Sponsors are not easing up in their efforts to sell investors on special purpose acquisition companies, a form of capital structure that arrived in Canada two-and-a-half years back after a long life in the U.S.

Tuesday, a newcomer to that world, Canaccord Genuity Acquisition Corp. announced plans to raise $30 million from the public — an amount that’s considerably smaller than what its predecessors raised.

And as befitting a new entrant, Canaccord, which plans to seek out a growth company with an enterprise value of between $50 million and $250 million for its qualifying acquisition, introduced a nifty piece of innovation.


Here the plan is to seek regulatory approval to allow the units (with each unit consisting of a common share plus a full warrant) to remain as one piece of paper.

In this way the issuer is breaking with tradition where the units split into shares and warrants. That tradition has come with a big negative: the two groups of shareholders have different objectives and that makes it very difficult to know how much capital the issuer will have on hand when an acquisition is announced. Canaccord’s innovation may mean that retail investors rather than institutions will be the main buyers.

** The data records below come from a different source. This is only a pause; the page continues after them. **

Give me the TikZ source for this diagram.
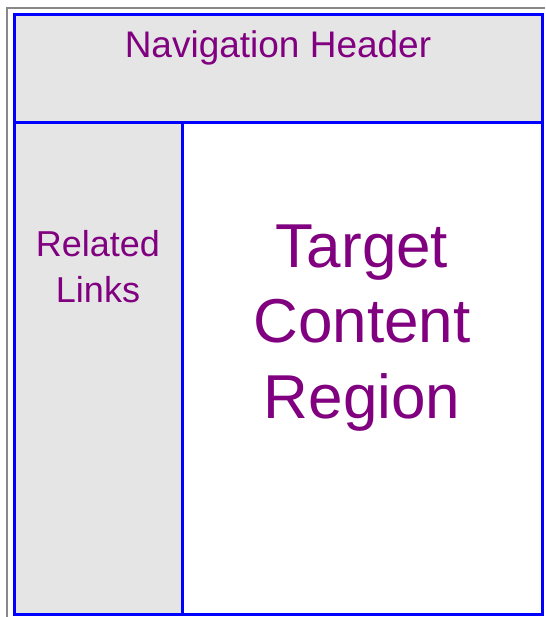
\documentclass[tikz,border=0pt]{standalone}
\usepackage{fontspec}
\setmainfont{Liberation Sans}
\definecolor{txtpurple}{HTML}{800080}
\definecolor{panelgray}{HTML}{E5E5E5}
\definecolor{framegray}{HTML}{888888}
\definecolor{edgeblue}{HTML}{0000FF}
\begin{document}
\begin{tikzpicture}[x=1pt,y=-1pt,
  panel/.style={draw=edgeblue,line width=3pt},
  label/.style={text=txtpurple,inner sep=0pt,align=center}]
\useasboundingbox (0,0) rectangle (545,617);
\fill[white] (0,0) rectangle (545,617);
\draw[framegray,line width=2pt] (7,617) -- (7,8) -- (545,8);
\filldraw[panel,fill=panelgray] (14,15) rectangle (542,123);
\filldraw[panel,fill=panelgray] (14,123) rectangle (182,614);
\filldraw[panel,fill=white] (182,123) rectangle (542,614);
\node[label,anchor=base,font=\fontsize{37}{44}\selectfont] (nav) at (278,58) {Navigation Header};
\node[label,anchor=base,font=\fontsize{36}{45.5}\selectfont] (rel) at (98,302) {Related\\Links};
\node[label,anchor=base,font=\fontsize{62}{75.5}\selectfont] (tgt) at (362,418) {Target\\Content\\Region};
\end{tikzpicture}
\end{document}
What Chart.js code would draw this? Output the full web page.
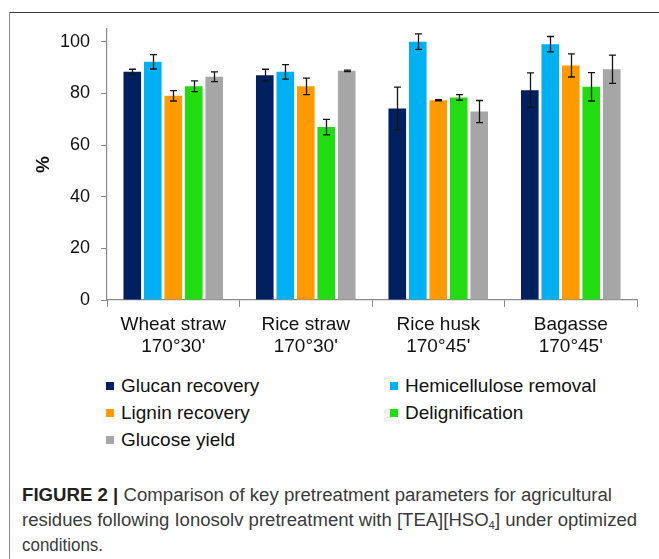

On its transaction, investors are being offered restricted voting units — a full share and a full warrant. (On some other transactions, investors were offered half a warrant. A full warrant can allow issuers to raise more capital. The warrants, which have a five-year term, are exercisable at $3.45 — a standard 15 per cent above the issue price of the units. The other big difference with this offering is that investors are only required to ante up $3 per unit — $7 below the norm. It seems the issuer had two choices: 3 million shares at $10 or 10 million shares at $3. In the interests of greater liquidity it decided to issue more shares at a lower price.

If and when the financing closes, the SPAC’s management team will have two years to complete an acquisition.

Mixed success

SPACs have enjoyed mixed success in Canada in part because they come with a very investor-friendly structure. The buyers have many choices: once a qualifying transaction is proposed they vote on whether to proceed; they are also given a choice on whether to remain an investor, or demand the return of their investment but remain an owner through their interest in the warrants.

Of the original six filings, two, Dundee and INFOR were unable to complete a transaction. The other four, Acasta, Alingvest, Kew Media and Gibraltar, all got over the line. But in completing the qualifying transaction, some faced large redemption requests, which required large follow-up rounds of equity raises. To preclude against that possibility, some raised equity just prior to announcing their qualifying transactions.

For investors, the ride has also been mixed: as of the close of business Tuesday only one (Kew Media) was trading above $10. Alingvest, which morphed into Trilogy International Partners, was trading at $8.36; Acasta, which made three acquisitions, was trading at $7.75; while Gibraltar growth, which became LXR, closed at $8.80.

Canaccord’s announcement comes a month after Alignvest 11 Acquisition closed a $402.5 million initial public offering. If you include the $113 million contributed through a forward agreement, it makes this SPAC the country’s largest. Manulife Asset Management and Polar Asset Management, each own more than 10 per cent.

Tuesday, the units issued by Alignvest 11 split into separately-traded shares and warrant.